October 13, 2014

Programming Languages for Desktop Data Analysis

For a programming language for desktop data analysis, the most important is that it must be user-friendly and have great computing power. We can judge whether a language is suitable for analyzing data on desktop from six aspects: application environment, file processing, text and string processing, structured data processing, predictive modeling algorithms and other less important indicators.
        
Application environment
Most users who make desktop data analysis are not professional programmers. They are accustomed to jobs under Windows, lack the skill of environment configuration which a professional should have. So the application environment of the programming language for desktop data analysis should be simple, Windows compatible and easy to install and configure.

In this respect, both esProc and R language have done well. They have simple application environment which can be used directly after installation. Python itself can manage without problem, but Pandas – frequently used to improve the computing capacity– has complex installation under Windows and is very strict about versions, though it is easily installed under Linux. Produced by Microsoft, SSAS gets along quite well with Windows except thatthe installation and configuration is a little complicated.
        
File processing
TXT and XLS are file formats most likely to be generated in routine work. And the degree of support for them shows the degree of ease of use of an interpreted language.

Generally, all analysis languages support TXT directly. In the case of XLS, the situation is complicated, especially the installation of third party modules and version compatibility. Since both Excel and SSAS are Microsoft products, SSAS can support XLS seamlessly. esProc, SPSS and SAS don’t need third party packages too, they can access XLS directly. Pandas is special, because it can directly support XLS, but, in itself, it is the third party library function; and its support for certain versions of XLS is limited. R language needs third party library function and Perl operating environment, and requires that versions of the three be matched; this makes installation complicated.
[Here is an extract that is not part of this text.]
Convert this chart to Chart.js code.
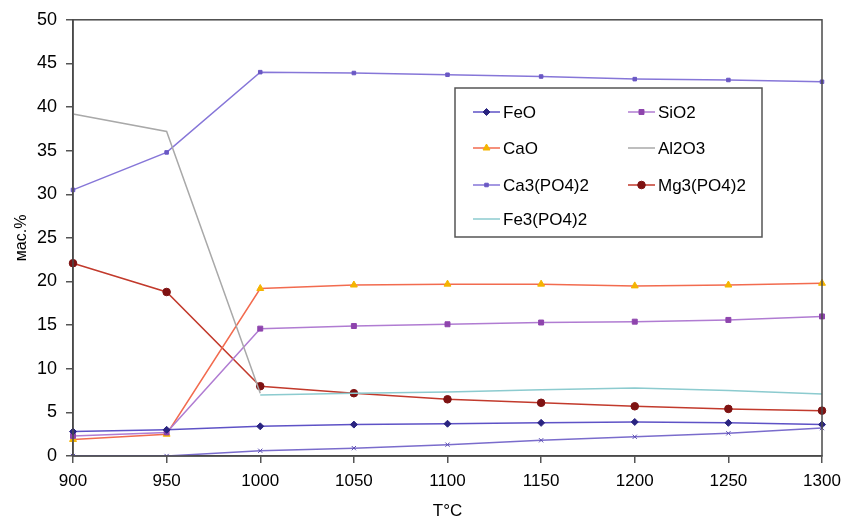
<!DOCTYPE html>
<html>
<head>
<meta charset="utf-8">
<script src="https://cdn.jsdelivr.net/npm/chart.js@4.4.1/dist/chart.umd.min.js"></script>
<style>
  html, body { margin: 0; padding: 0; background: #fff; }
  #wrap { width: 859px; height: 524px; }
</style>
</head>
<body>
<div id="wrap"><canvas id="c" width="859" height="524"></canvas></div>
<script>
// ---- data ----
const temps = [900, 950, 1000, 1050, 1100, 1150, 1200, 1250, 1300];
const yTicks = [0, 5, 10, 15, 20, 25, 30, 35, 40, 45, 50];
const feo   = [2.8, 3.0, 3.4, 3.6, 3.7, 3.8, 3.9, 3.8, 3.6];
const sio2  = [2.3, 2.7, 14.6, 14.9, 15.1, 15.3, 15.4, 15.6, 16.0];
const cao   = [1.9, 2.5, 19.2, 19.6, 19.7, 19.7, 19.5, 19.6, 19.8];
const al2o3 = [39.2, 37.2, 7.2, null, null, null, null, null, null];
const ca3po4 = [30.5, 34.8, 44.0, 43.9, 43.7, 43.5, 43.2, 43.1, 42.9];
const mg3po4 = [22.1, 18.8, 8.0, 7.2, 6.5, 6.1, 5.7, 5.4, 5.2];
const fe3po4 = [null, null, 7.0, 7.2, 7.35, 7.6, 7.8, 7.5, 7.1];
const extra  = [0, 0, 0.6, 0.9, 1.3, 1.8, 2.2, 2.6, 3.2];

const FONT = "'Liberation Sans', Arial, sans-serif";

function ds(label, data, line, mark, style, r, inLegend) {
  return {
    label, data,
    borderColor: line, backgroundColor: mark,
    pointBackgroundColor: mark, pointBorderColor: mark,
    pointStyle: style, pointRadius: r, pointHoverRadius: r,
    borderWidth: 1.5, pointBorderWidth: 1, tension: 0, spanGaps: false,
    inLegend: inLegend
  };
}

const datasets = [
  ds('Al2O3', al2o3, '#a9a9a9', '#a0a0a0', 'circle', 0, true),
  ds('Fe3(PO4)2', fe3po4, '#8ccbcf', '#8ccbcf', 'circle', 0, true),
  ds('', extra, '#7a6ccc', '#5a4cb0', 'crossRot', 3, false),
  ds('FeO', feo, '#5e52c6', '#2a2480', 'rectRot', 3.5, true),
  ds('SiO2', sio2, '#b07cd2', '#8e44ad', 'rect', 3.5, true),
  ds('CaO', cao, '#f26b4f', '#f5b400', 'triangle', 4, true),
  ds('Ca3(PO4)2', ca3po4, '#8676d8', '#6a58c4', 'rect', 2.5, true),
  ds('Mg3(PO4)2', mg3po4, '#c23a2c', '#7e1212', 'circle', 3.8, true)
];

const legendOrder = ['FeO', 'SiO2', 'CaO', 'Al2O3', 'Ca3(PO4)2', 'Mg3(PO4)2', 'Fe3(PO4)2'];

const frame = {
  id: 'frame',
  afterDraw(chart) {
    const a = chart.chartArea, ctx = chart.ctx;
    ctx.save();
    ctx.strokeStyle = '#4a4a4a';
    ctx.lineWidth = 1.5;
    ctx.strokeRect(a.left, a.top, a.right - a.left, a.bottom - a.top);
    // legend box
    const bx = 455, by = 88, bw = 307, bh = 149;
    ctx.fillStyle = '#fff';
    ctx.fillRect(bx, by, bw, bh);
    ctx.strokeStyle = '#555';
    ctx.lineWidth = 1.5;
    ctx.strokeRect(bx, by, bw, bh);
    const cols = [473, 628];
    const rows = [112, 148, 185, 219];
    ctx.font = '17px ' + FONT;
    ctx.textBaseline = 'middle';
    ctx.textAlign = 'left';
    legendOrder.forEach((name, i) => {
      const d = chart.data.datasets.find(x => x.label === name);
      const x0 = cols[i % 2], y = rows[Math.floor(i / 2)];
      ctx.strokeStyle = d.borderColor;
      ctx.lineWidth = 1.5;
      ctx.beginPath(); ctx.moveTo(x0, y); ctx.lineTo(x0 + 27, y); ctx.stroke();
      if (d.pointRadius > 0) {
        ctx.fillStyle = d.pointBackgroundColor;
        ctx.strokeStyle = d.pointBorderColor;
        ctx.lineWidth = 1;
        Chart.helpers.drawPoint(ctx, { pointStyle: d.pointStyle, radius: d.pointRadius, rotation: 0, borderWidth: 1 }, x0 + 13.5, y);
      }
      ctx.fillStyle = '#000';
      ctx.fillText(name, x0 + 30, y + 1);
    });
    ctx.restore();
  }
};

new Chart(document.getElementById('c'), {
  type: 'line',
  data: { labels: temps, datasets },
  plugins: [frame],
  options: {
    responsive: false,
    animation: false,
    layout: { padding: { left: 0, right: 37, top: 14, bottom: 0 } },
    plugins: { legend: { display: false }, tooltip: { enabled: false } },
    scales: {
      x: {
        type: 'category',
        offset: false,
        afterFit(s) { s.height = 68; },
        grid: { drawOnChartArea: false, drawTicks: true, tickLength: 7, color: '#555', lineWidth: 1.5 },
        border: { display: true, color: '#4a4a4a', width: 1.5 },
        ticks: { color: '#000', padding: 8, font: { family: FONT, size: 17 }, maxRotation: 0 },
        title: { display: true, text: 'T°C', color: '#000', font: { family: FONT, size: 17 }, padding: { top: 4, bottom: 2 } }
      },
      y: {
        min: 0, max: 50,
        afterFit(s) { s.width = 73; },
        afterBuildTicks(s) { s.ticks = yTicks.map(v => ({ value: v })); },
        grid: { drawOnChartArea: false, drawTicks: true, tickLength: 7, color: '#555', lineWidth: 1.5 },
        border: { display: true, color: '#4a4a4a', width: 1.5 },
        ticks: { color: '#000', padding: 9, font: { family: FONT, size: 18 } },
        title: { display: true, text: 'мас.%', color: '#000', font: { family: FONT, size: 16 }, padding: { top: 12, bottom: 0 } }
      }
    }
  }
});
</script>
</body>
</html>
SSAS is easiest to use in read/write. Pandas and R language provide abundant parameters.

The ability to process big files should be taken into account, such as processing while the files are being imported. esProc is the best for it, with the most concise code.
        
Text and string processing
Sometimes, the disordered, semi-structured or non-structured raw data needs to be preprocessed to become the easy-to-use structured data. Thus the text and string processing is another focus in evaluating an interpreted language.
In this aspect, Python is the best and R is satisfactory. esProc comes next and SSAS is the worst.
        
Structured data processing
In practice, most of the data to be analyzed on desktop is the structured data. Therefore, the most common operation in desktop data analysis is the structured data computing and the corresponding computing power becomes the core competence of programming languages for desktop data analysis.

esProc is the most professional one in this field because it is specially designed for structured data computing. R language is unprofessional, especially in ordered data computing, though dataframe - a new data type – has been created for it. Pandas' dataframe is developed and improved on the basis of R’s, which makes it as able as R language but easier to understand. By contrast, SPSS, SAS and SSAS boast little in performing structured data computing.

Ordered data computing includes operations like link relative ratio, year-on-year comparison, fetching data in a relative interval, rank ordering during grouping data, and getting records in the top or bottom. It often involves relative position and cross-row and –group, and is a typical case of desktop data analysis. With inherent serial numbers, esProc performs the best in ordered data computing. Python and R language perform well, but because their basic element is the vector  instead of the record, the code written in them is elusive and more suitable for scientific use.

Predictive modeling algorithms
The predictive modeling is mainly used in scientific field and not common in desktop data analysis. Yet it is still an essential indicator.

R language boasts the latest, the richest and the most mature third party algorithms. SASS is easy to use but inflexible. Python/Pandas has always been trying to catch up with and imitate R language. It achieves an easier to understand syntax but hasn't been fully-formed. SAS and SPSS have established their authority in this regard. By contrast, esProc almost hasn't any ready-made predictive modeling algorithms.

Other less important indicators
Some less important indicators, such as the support for databases and parallel computing and graphing ability, also attract attention in special cases.

SASS works the best with databases, but it is not good at heterogeneous computing between text files, databases and self-defined data. esProc also gets along well with databases and performs satisfactorily in handling situations involving heterogeneous data sources. But Pandas, R Language, SAS and SPSS are not good in dealing with the both.

SASS is an expert at graphing, though it lacks flexibility. R language, esProc and Pandas, however, are flexible and have abundant inherent charts at the same time.


As to parallel computing, esProc has a built-in engine for it, which is easy to configure and develop. R language need third party software to perform parallel computing, resulting in complicated configuration and development.